Dataset excerpt:

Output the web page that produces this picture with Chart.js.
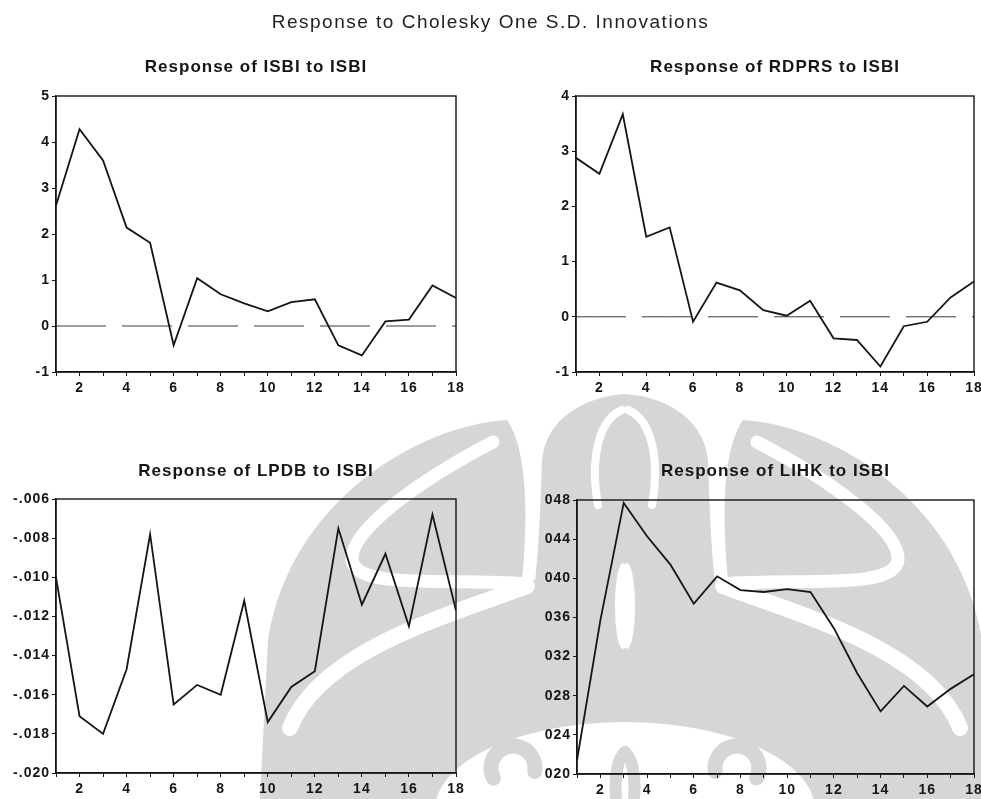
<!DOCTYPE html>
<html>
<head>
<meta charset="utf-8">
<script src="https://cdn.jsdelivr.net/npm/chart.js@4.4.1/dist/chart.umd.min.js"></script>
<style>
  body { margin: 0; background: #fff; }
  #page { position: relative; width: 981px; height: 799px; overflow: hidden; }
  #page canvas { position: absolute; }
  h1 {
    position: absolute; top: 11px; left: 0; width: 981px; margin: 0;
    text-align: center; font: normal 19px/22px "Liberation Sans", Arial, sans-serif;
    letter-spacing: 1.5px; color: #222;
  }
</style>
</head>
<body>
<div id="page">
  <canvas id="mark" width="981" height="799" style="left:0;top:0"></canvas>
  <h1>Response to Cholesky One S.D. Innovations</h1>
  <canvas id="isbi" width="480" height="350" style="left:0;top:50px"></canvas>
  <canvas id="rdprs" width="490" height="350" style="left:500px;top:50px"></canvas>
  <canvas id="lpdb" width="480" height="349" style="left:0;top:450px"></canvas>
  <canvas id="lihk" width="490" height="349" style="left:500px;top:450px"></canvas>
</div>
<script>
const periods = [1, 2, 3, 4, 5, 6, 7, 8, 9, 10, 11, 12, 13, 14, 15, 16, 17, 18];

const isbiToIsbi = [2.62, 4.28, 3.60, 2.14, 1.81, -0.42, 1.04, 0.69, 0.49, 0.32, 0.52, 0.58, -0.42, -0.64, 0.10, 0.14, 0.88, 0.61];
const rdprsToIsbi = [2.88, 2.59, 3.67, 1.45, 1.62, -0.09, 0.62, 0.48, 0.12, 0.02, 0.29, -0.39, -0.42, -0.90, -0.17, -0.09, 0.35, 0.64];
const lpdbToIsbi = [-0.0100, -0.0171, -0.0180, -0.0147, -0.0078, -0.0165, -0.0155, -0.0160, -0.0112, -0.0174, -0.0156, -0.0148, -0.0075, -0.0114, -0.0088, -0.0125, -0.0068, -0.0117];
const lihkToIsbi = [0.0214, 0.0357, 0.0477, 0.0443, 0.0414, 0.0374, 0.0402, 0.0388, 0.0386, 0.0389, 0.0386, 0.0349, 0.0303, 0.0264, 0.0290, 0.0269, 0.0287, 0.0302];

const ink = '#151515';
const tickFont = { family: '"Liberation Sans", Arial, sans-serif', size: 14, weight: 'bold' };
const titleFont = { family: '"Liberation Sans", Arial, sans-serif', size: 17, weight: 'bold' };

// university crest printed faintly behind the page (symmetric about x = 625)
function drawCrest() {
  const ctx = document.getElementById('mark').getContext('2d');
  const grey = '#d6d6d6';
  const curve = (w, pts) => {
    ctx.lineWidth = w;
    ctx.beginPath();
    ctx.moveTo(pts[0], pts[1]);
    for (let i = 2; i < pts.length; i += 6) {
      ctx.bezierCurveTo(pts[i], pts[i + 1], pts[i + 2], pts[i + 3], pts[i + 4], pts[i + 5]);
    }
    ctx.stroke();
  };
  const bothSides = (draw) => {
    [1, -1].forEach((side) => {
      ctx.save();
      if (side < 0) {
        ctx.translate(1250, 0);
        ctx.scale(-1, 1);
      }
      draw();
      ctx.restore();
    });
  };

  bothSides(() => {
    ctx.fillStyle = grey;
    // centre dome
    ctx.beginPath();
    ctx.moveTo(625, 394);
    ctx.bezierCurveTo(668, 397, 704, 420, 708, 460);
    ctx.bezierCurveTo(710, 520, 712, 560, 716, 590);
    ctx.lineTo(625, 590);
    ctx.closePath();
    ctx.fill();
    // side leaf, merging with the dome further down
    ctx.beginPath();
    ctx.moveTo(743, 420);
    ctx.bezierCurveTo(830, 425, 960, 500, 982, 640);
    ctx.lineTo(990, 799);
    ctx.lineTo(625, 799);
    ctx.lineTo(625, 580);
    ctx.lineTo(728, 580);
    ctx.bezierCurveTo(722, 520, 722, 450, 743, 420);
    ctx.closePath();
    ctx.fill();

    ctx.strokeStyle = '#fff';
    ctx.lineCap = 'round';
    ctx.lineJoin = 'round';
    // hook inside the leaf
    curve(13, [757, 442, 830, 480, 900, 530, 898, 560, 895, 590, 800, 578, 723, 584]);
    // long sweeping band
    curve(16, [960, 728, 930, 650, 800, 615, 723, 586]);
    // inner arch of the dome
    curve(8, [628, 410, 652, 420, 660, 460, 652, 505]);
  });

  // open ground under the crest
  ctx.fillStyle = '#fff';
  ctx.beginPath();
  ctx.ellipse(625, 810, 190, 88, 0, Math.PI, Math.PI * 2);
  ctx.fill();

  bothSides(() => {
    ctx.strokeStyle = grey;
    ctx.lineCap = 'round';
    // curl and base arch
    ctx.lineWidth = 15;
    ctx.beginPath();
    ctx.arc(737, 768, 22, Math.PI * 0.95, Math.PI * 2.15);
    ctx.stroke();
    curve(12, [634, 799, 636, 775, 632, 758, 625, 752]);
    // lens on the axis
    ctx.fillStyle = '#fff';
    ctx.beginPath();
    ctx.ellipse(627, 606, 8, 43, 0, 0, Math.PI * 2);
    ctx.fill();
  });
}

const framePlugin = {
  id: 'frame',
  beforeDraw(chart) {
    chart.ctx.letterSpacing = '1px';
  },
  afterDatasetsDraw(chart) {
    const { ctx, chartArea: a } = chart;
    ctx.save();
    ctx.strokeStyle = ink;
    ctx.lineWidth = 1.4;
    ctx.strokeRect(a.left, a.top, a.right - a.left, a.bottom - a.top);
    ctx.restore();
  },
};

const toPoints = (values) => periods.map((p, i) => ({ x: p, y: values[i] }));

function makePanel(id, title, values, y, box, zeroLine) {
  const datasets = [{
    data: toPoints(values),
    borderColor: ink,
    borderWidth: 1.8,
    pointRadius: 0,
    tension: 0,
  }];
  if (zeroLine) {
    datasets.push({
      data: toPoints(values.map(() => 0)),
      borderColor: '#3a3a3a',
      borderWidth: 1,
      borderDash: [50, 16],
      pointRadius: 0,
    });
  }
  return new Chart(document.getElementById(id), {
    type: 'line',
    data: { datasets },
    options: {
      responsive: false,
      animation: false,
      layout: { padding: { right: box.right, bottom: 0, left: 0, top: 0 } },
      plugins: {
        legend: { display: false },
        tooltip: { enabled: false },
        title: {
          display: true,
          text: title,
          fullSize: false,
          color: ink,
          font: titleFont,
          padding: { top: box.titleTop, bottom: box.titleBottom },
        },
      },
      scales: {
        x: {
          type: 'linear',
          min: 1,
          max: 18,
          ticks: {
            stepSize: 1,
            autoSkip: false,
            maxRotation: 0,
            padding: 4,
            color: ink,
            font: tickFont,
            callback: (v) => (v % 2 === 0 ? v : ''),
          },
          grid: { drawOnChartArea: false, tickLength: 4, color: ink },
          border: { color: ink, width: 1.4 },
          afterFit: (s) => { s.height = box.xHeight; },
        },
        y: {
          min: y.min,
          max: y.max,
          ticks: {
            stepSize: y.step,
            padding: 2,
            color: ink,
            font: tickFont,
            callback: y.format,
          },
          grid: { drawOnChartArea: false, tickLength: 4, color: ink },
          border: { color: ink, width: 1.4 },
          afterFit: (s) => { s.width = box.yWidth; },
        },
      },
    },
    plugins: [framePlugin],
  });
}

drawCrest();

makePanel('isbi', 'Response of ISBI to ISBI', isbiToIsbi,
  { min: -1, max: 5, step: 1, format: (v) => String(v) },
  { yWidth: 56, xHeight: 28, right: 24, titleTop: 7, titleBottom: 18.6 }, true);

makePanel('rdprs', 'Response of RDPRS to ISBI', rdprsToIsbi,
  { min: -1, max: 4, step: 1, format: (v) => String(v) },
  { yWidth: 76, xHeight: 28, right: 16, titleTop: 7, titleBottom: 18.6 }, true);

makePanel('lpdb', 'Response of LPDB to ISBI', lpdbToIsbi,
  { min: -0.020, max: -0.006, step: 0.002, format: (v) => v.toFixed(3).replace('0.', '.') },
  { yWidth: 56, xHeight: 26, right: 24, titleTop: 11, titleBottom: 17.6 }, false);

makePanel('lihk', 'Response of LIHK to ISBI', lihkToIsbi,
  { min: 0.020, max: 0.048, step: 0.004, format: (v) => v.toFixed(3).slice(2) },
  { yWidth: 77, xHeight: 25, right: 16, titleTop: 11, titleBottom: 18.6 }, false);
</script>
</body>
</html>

Exercise: Every line above that contains the word "page" should be reported.

Response:
Output the web page that produces this picture with Chart.js.
  #page { position: relative; width: 981px; height: 799px; overflow: hidden; }
  #page canvas { position: absolute; }
<div id="page">
// university crest printed faintly behind the page (symmetric about x = 625)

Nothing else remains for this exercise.